60TD Waterhouse points to the court’s ability to appoint an investigative receiver “in appropriate circumstances and with appropriate restraints.” As noted in Akagi v. Synergy Grou (2000) Inc., 2015 ONCA 368, 125 O.R. (3d) 401, at para. 66, the appointment of an investigative receiver in such circumstances is “a proper exercise of the court’s ‘just and convenient’ authority under s. 101 of the Courts of Justice Act.” The Court of Appeal, at para. 90, in Akagi set out the following principles regarding the appointment of an investigative receiver:
a) The appointment of the investigative receiver is necessary to alleviate a risk posed to the plaintiff’s right to recovery.
b) The primary objective of investigative receivers is to gather information and “ascertain the true state of affairs” concerning the financial dealings and assets of a debtor, or of a debtor and a related network of individuals or corporations. One authority characterized the investigative receiver as a tool to equalize the “information imbalance” between debtors and creditors with respect to the debtor’s financial dealings.
c) Generally, the investigative receiver does not control the debtor’s assets or operate its business, leaving the debtor to continue to carry on its business in a manner consistent with the preservation of its business and property.
d) Finally, in all cases the investigative receivership must be carefully tailored to what is required to assist in the recovery of the claimant’s judgment while at the same time protecting the defendant’s interests, and go no further than necessary to achieve these ends.
[citations omitted.]
61In Akagi, at para. 67, the Court of Appeal noted that the authority of the court under s. 101 of the CJA to appoint a receiver is “undoubtedly broad and must be shaped by the circumstances of individual cases,” then went on to caution as follows:
[T]he appointment of a receiver is an extraordinary and intrusive remedy and one that should be granted only after a careful balancing of the effect of such an order on all of the parties and others who may be affected by the order. [...]
62There is little to no risk of TD Waterhouse not recovering the TD Data. There is an injunction in place and EIS has indicated a willingness to take the necessary steps to repatriate the TD Data. I agree with EIS that courts have been clear that an investigative receiver is intrusive, and due consideration must be given to the impact on the business. EIS is concerned about the risk of disclosure of its confidential, proprietary information, among other things.
63From the beginning, EIS did not want to maintain all of TD Waterhouse’s data. EIS reluctantly agreed to store the TD Data. EIS raised with TD Waterhouse its concern regarding the massive buildup of Images of both open and closed accounts on more than one occasion in the past. EIS has consistently told TD Waterhouse that the data repatriation process would be time-consuming and expensive. It appears TD Waterhouse has finally recognized this but now wants the court to step in and interfere. As noted by Ms. Kramer “[i]t is only now, when the TD Data must be repatriated and TD is unhappy with the time and the cost associated with the repatriation, that TD is criticizing its longtime partner.”

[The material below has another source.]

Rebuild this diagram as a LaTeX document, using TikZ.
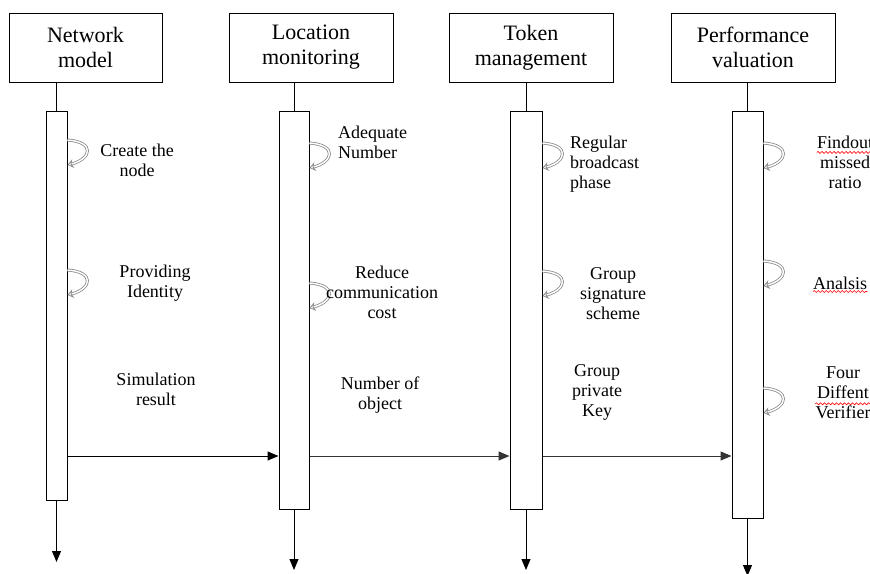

64I am not satisfied that the “extraordinary and intrusive remedy” of an implementation monitor is appropriate in the circumstances.
Disposition and Costs
65Order to go as follows:
a) TD Waterhouse’s request for the appointment of an Implementation Monitor is dismissed.
b) TD Waterhouse’s request for the terms of the Injunction to be amended to adjust the cost to be borne by TD Waterhouse in respect of the repatriation of the TD Data is dismissed.

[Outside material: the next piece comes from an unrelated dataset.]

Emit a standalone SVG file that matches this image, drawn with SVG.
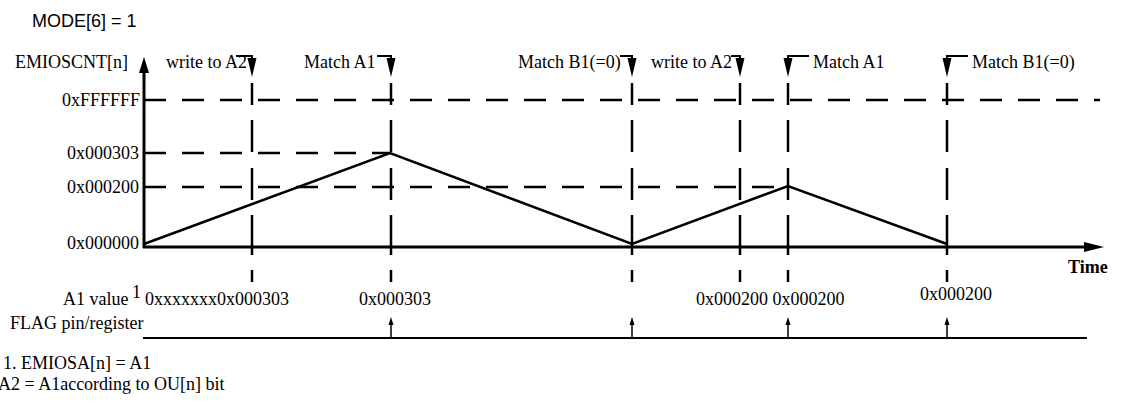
<svg xmlns="http://www.w3.org/2000/svg" xmlns:xlink="http://www.w3.org/1999/xlink" width="1122" height="412" viewBox="0 0 1122 412">
<style>
text{font-family:"Liberation Serif","Times New Roman",serif;font-size:18px;fill:#000}
.sans{font-family:"Liberation Sans",Arial,sans-serif}
.dash{stroke:#000;stroke-width:2.5;fill:none;stroke-dasharray:22 16}
.solid{stroke:#000;fill:none}
.tri{fill:#000}
.br{stroke:#000;stroke-width:2;fill:none}
</style>
<defs>
<path id="vdash" d="M0,83V105M0,120V152M0,168V200M0,215V255M0,270V282" stroke="#000" stroke-width="2.5" fill="none"/>
<polygon id="downarrow" points="-4.5,58 4.5,58 0,77" fill="#000"/>
<g id="uparrow"><path d="M0,338V322" stroke="#000" stroke-width="1.5"/><polygon points="-2.5,325 2.5,325 0,317" fill="#000"/></g>
</defs>
<text class="sans" x="32" y="27">MODE[6] = 1</text>
<g id="axis-labels">
<text x="15" y="68">EMIOSCNT[n]</text>
<text x="140" y="106" text-anchor="end">0xFFFFFF</text>
<text x="139" y="159" text-anchor="end">0x000303</text>
<text x="139" y="193" text-anchor="end">0x000200</text>
<text x="139" y="249" text-anchor="end">0x000000</text>
<text x="1068" y="273" font-weight="bold" font-size="19">Time</text>
</g>
<g id="connectors">
<line class="dash" x1="144" y1="100" x2="1100" y2="100"/>
<line class="dash" x1="144" y1="153" x2="390" y2="153"/>
<line class="dash" x1="144" y1="187" x2="790" y2="187"/>
<use xlink:href="#vdash" x="252"/>
<use xlink:href="#vdash" x="391"/>
<use xlink:href="#vdash" x="632"/>
<use xlink:href="#vdash" x="740"/>
<use xlink:href="#vdash" x="788"/>
<use xlink:href="#vdash" x="947"/>
<line class="solid" stroke-width="3" x1="144" y1="248" x2="144" y2="70"/>
<polygon class="tri" points="144,57 139,73 149,73"/>
<line class="solid" stroke-width="3" x1="143" y1="247" x2="1088" y2="247"/>
<polygon class="tri" points="1084,242 1104,247 1084,252"/>
<polyline class="solid" stroke-width="2.5" points="144,244 390,153 632,244 788,186 947,244"/>
<line class="solid" stroke-width="2" x1="143" y1="338" x2="1087" y2="338"/>
<use xlink:href="#uparrow" x="391"/>
<use xlink:href="#uparrow" x="632"/>
<use xlink:href="#uparrow" x="788"/>
<use xlink:href="#uparrow" x="947"/>
</g>
<g id="ev-write-a2-1">
<text x="166" y="68">write to A2</text>
<path class="br" d="M236,56H252V60"/>
<use xlink:href="#downarrow" x="252"/>
</g>
<g id="ev-match-a1-1">
<text x="304" y="68">Match A1</text>
<path class="br" d="M377,56H391V60"/>
<use xlink:href="#downarrow" x="391"/>
</g>
<g id="ev-match-b1-1">
<text x="518" y="68">Match B1(=0)</text>
<path class="br" d="M620,56H632V60"/>
<use xlink:href="#downarrow" x="632"/>
</g>
<g id="ev-write-a2-2">
<text x="651" y="68">write to A2</text>
<path class="br" d="M731,56H740V60"/>
<use xlink:href="#downarrow" x="740"/>
</g>
<g id="ev-match-a1-2">
<text x="813" y="68">Match A1</text>
<path class="br" d="M809,56H788V60"/>
<use xlink:href="#downarrow" x="788"/>
</g>
<g id="ev-match-b1-2">
<text x="972" y="68">Match B1(=0)</text>
<path class="br" d="M968,56H947V60"/>
<use xlink:href="#downarrow" x="947"/>
</g>
<g id="a1-row">
<text x="63" y="305">A1 value</text>
<text x="132" y="298" font-size="12">1</text>
<text x="145" y="305">0xxxxxxx0x000303</text>
<text x="359" y="305">0x000303</text>
<text x="696" y="305">0x000200 0x000200</text>
<text x="920" y="300">0x000200</text>
</g>
<g id="flag-row">
<text x="10" y="329">FLAG pin/register</text>
</g>
<g id="notes">
<text x="3" y="369">1. EMIOSA[n] = A1</text>
<text x="-2" y="390">A2 = A1according to OU[n] bit</text>
</g>
</svg>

c) The terms of the Injunction shall be amended to require EIS to provide Transition Services until the date that is 12 months after the date on which EIS has completed the return of the images and associated metadata to TD Waterhouse in accordance with the Injunction, subject to the right of TD Waterhouse to terminate all or part of the Transition Services on thirty (30) days written notice to EIS.

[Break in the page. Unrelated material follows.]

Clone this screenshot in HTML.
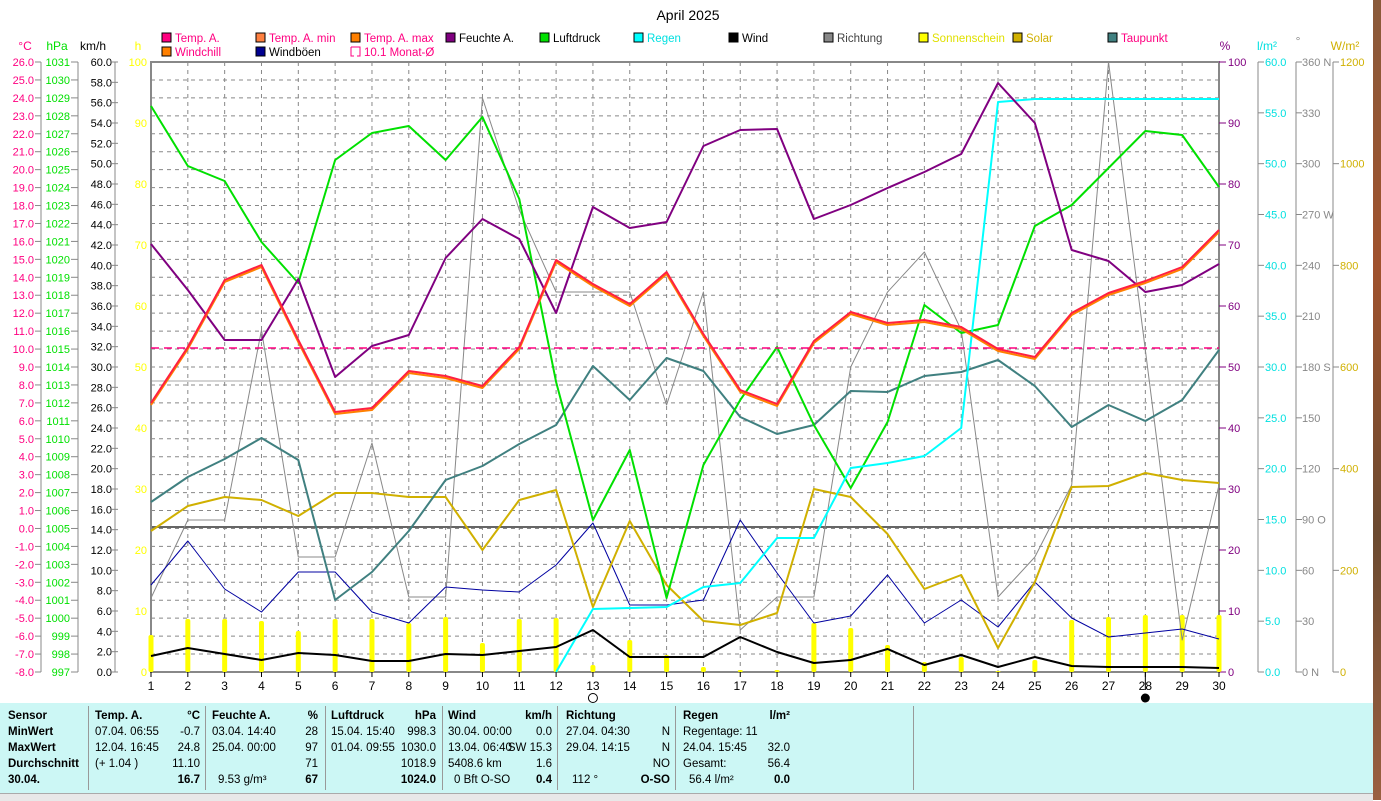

66The parties filed costs outlines. Because neither party was wholly successful on the motion, each party shall bear its own costs.
Justice Jana Steele
Date: May 14, 2026
“EIS has taken its segregation obligations so seriously that it even maintained physical segregation within its premises, such that any work done on TD matters was restricted to its own controlled environment.”
“[T]he CDs were created as part of EIS’s internal backup and archival processes to preserve data in the event of system disruption. They were not designed, structured, or maintained as client-deliverable datasets, nor were they intended to serve as a mechanism for direct extraction or reconstruction of complete client records. The data stored on the CDs is organized in volume-based formats and contains data from multiple clients, consistent with their function as backup archives rather than structured delivery outputs.”
“It is critical to understand that EIS was not required under the Agreement to maintain a physical backup of TD’s images. We did so on our own initiative, as we do for all our clients, as an added level of protection in the event that anything should happen to the segregated client data maintained on our servers.”
Footnotes
- This provision was contained in the first Agreement (June 19, 2007), and all amendments thereafter.
- In her affidavit, Ms. Kramer explained: “Data was segregated at the system and application level within the EIS environment through the use of unique record identifiers (EIS IDs) and access controls governing how records were created, stored, and retrieved. Client data was accessed and managed on a per-record basis within the application layer (EISVIEW), where system logic enforced separation between client datasets during normal operations.”
- Section 19 of the Agreement set out TD Waterhouse’s audit rights. Section 19(a) provides that TD Waterhouse has the right to audit and inspect: “(i) any facility or part of a facility at which EIS is providing the services; and (ii) data, records, documents and other information of either EIS relating to the services located anywhere in order to verify: (A) the performance by EIS of its obligations under this Agreement; (B) the security and integrity of confidential information and TD data (including customer, employee and third party information); and (C) amounts paid by TD under the Agreement.”